Chapter 10, “The Theology of Consecration” pp. 268-302.
Dix begins by observing the Church being offered to God through the work of Jesus giving himself into death. The taking and eating makes celebration an action of the whole congregation, in both “offering and communion, and not one action only, to ‘eat’” (Dix 2005, 268). The prayer comes between the offering and the communion. The eucharist consecration, as seen by Dix, “states the total meaning of what is there done; and that meaning can only be authoritatively stated by one who is entitled to speak not only for the congregation there present or even for the whole local church, but for the universal church in all ages and all places” (Dix 2005, 269). In the pre-Nicene period this was the bishop of the area, though it has since been applied to all the presbyters.
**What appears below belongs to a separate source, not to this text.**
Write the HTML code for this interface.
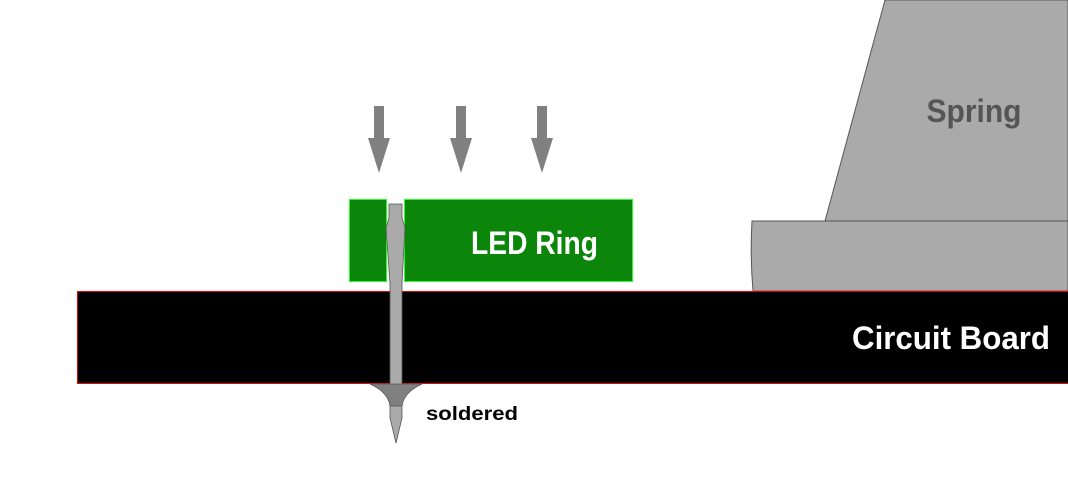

The prayer of consecration is therefore the act of the whole body of Christ identifying with Christ’s own offering (Dix 2005, 271). This is decidedly an anamnesis of Christ’s death. By the fourth century, though, rather than the prayers of thanksgiving being central, Dix sees the second part of the prayer and the Words of Institution taking precedence (Dix 2005, 276). In this time also Christ began to be viewed more passively as the victim rather than actively offering himself (Dix 2005, 278). Though rites varied somewhat, Dix traces them as typically adding an invocation of the Holy Spirit as well. This, Dix sees, is also related to the increasingly passive view of Christ (Dix 2005, 281). Dix then identifies the rite in both East and West as an anamnesis of Christ’s death and resurrection (Dix 2005, 289). From this point it was a fairly natural step to view the invocation as central (Dix 205, 290-294). Is this the time of consecration? Dix makes a brief study of different catechisms. His conclusion is that the various rites developed from a common primitive church practice which emphasized the Christ as the active agent.